**Requirements**. Within the listing below, locate all lines containing the word "this". Copy each one.
━━━
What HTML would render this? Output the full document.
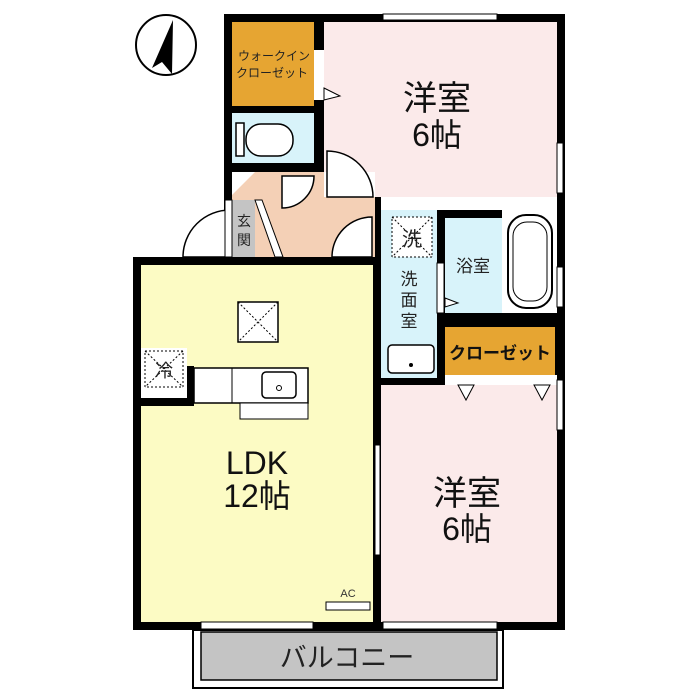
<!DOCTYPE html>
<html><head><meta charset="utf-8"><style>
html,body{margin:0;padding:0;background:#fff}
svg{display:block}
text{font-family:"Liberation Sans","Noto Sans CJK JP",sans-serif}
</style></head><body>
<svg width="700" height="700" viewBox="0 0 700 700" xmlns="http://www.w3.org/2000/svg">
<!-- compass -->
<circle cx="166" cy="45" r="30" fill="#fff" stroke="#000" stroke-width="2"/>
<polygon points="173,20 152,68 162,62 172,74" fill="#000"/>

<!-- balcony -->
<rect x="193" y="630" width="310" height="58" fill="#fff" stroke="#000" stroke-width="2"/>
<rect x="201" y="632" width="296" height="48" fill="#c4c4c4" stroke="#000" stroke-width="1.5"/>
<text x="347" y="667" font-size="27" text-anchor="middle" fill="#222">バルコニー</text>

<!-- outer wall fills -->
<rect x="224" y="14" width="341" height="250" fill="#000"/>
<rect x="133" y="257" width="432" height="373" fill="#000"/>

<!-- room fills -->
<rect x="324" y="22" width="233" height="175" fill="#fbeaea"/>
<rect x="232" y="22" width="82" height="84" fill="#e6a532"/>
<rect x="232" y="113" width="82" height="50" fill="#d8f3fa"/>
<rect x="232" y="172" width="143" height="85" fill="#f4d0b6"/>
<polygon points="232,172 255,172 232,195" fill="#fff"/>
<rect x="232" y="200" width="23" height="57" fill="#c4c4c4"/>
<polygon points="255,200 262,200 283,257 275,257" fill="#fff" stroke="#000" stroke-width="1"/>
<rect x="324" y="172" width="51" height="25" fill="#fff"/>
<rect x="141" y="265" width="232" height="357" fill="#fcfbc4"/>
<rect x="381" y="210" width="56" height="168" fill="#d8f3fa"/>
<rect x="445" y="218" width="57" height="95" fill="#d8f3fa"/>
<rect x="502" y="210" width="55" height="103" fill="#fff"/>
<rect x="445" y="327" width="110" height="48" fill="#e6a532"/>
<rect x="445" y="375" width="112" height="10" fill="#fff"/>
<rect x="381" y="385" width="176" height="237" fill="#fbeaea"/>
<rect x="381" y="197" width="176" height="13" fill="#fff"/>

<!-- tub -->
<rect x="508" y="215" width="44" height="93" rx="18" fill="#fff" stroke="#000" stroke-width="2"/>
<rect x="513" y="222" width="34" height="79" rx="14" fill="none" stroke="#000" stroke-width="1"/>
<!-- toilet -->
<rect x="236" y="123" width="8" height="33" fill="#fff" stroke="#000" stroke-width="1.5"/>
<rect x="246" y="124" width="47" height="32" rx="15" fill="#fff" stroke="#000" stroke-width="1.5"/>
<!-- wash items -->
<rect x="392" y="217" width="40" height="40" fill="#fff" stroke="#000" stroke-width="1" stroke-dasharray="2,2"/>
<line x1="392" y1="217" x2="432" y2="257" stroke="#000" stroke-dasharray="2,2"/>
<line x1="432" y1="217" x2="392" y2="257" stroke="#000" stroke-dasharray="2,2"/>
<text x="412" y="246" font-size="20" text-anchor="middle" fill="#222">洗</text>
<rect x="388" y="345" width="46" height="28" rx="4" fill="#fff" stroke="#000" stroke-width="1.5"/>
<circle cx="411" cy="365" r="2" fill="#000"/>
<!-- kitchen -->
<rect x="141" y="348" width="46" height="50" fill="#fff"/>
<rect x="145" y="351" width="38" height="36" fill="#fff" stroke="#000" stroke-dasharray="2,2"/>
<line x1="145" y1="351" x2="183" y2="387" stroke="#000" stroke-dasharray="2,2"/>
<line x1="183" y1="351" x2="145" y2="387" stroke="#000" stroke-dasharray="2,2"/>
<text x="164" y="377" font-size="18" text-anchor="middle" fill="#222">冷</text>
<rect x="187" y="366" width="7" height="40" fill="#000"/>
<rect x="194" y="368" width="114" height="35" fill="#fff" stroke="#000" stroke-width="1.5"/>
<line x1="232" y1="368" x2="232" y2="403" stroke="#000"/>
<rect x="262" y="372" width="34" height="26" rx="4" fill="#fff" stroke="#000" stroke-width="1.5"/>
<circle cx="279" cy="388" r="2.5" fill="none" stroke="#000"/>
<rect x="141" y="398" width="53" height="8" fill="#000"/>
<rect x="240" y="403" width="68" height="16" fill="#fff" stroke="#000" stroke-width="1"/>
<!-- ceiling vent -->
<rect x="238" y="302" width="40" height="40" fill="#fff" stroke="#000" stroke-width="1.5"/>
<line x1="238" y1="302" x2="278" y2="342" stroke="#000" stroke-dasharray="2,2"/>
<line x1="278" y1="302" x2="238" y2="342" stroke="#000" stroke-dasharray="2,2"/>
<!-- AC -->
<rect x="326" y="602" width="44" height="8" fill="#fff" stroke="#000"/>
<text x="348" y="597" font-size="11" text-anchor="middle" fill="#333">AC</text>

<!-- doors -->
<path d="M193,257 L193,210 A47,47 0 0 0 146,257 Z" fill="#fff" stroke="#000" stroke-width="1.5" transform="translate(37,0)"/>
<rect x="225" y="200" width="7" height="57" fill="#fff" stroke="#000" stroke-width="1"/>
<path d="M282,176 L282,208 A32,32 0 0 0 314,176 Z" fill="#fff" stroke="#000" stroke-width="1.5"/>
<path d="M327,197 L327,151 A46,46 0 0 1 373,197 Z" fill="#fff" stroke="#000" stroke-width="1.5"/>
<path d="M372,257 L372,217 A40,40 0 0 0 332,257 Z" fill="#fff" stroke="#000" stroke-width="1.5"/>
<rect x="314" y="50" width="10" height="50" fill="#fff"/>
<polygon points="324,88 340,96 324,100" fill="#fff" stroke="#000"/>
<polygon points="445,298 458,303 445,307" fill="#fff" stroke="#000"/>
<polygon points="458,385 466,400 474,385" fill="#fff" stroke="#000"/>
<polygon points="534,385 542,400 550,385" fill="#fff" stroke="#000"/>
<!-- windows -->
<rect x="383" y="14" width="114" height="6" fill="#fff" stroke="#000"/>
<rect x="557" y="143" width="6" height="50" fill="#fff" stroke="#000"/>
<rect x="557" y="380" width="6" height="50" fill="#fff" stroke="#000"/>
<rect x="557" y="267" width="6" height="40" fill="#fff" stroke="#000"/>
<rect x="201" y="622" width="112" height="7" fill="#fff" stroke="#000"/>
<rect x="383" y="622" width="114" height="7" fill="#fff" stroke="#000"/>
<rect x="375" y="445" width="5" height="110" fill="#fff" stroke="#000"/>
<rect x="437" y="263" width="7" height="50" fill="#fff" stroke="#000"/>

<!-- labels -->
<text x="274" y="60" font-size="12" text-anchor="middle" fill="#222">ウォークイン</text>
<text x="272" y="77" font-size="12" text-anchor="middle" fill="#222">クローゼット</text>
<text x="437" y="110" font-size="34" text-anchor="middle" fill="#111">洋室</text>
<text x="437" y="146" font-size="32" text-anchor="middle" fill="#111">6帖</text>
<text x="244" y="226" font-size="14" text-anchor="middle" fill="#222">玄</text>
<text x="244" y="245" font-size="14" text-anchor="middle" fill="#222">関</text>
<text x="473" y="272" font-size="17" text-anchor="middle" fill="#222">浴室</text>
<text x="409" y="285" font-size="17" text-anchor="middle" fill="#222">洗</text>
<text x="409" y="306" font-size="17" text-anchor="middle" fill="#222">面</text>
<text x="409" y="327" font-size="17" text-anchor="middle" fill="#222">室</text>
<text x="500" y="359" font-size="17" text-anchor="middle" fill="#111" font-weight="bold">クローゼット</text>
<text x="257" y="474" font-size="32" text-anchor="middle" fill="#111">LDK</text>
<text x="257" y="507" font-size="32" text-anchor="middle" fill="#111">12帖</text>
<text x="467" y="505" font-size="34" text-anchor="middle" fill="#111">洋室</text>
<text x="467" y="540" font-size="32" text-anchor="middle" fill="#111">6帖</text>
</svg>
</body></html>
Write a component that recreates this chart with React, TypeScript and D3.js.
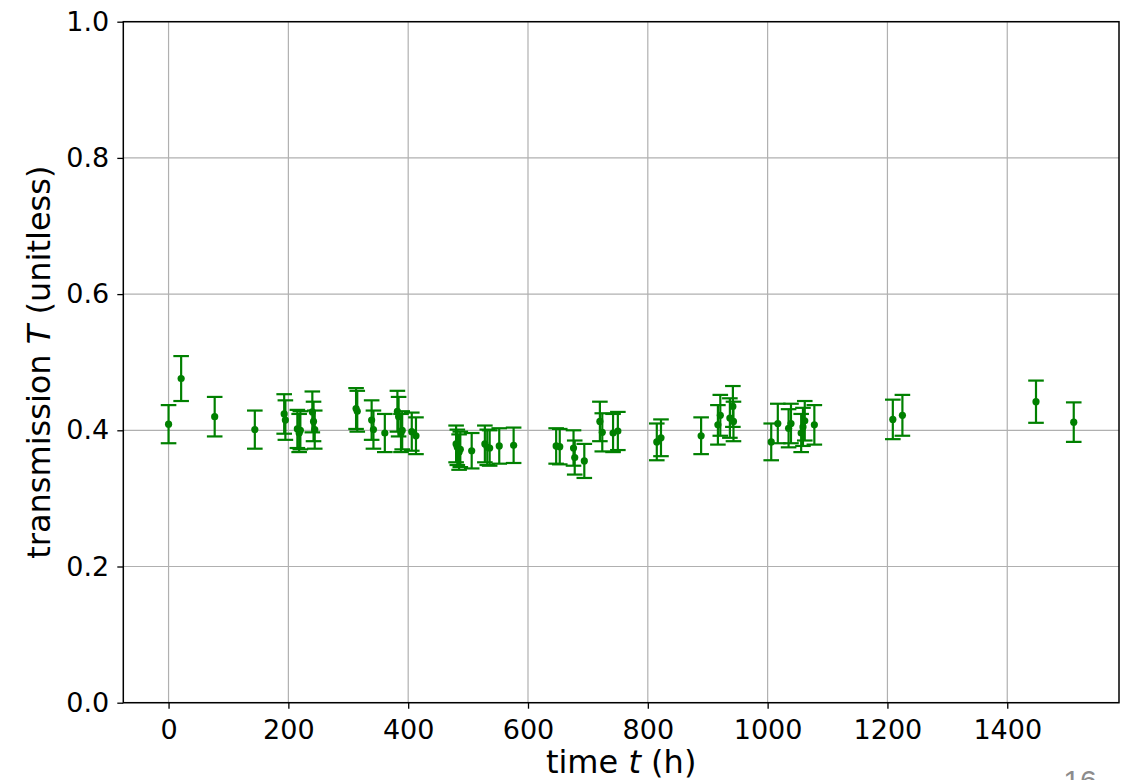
━━━
**Output of the task**.
What HTML would render this? Output the full document.
Write a component that recreates this chart with React, TypeScript and D3.js.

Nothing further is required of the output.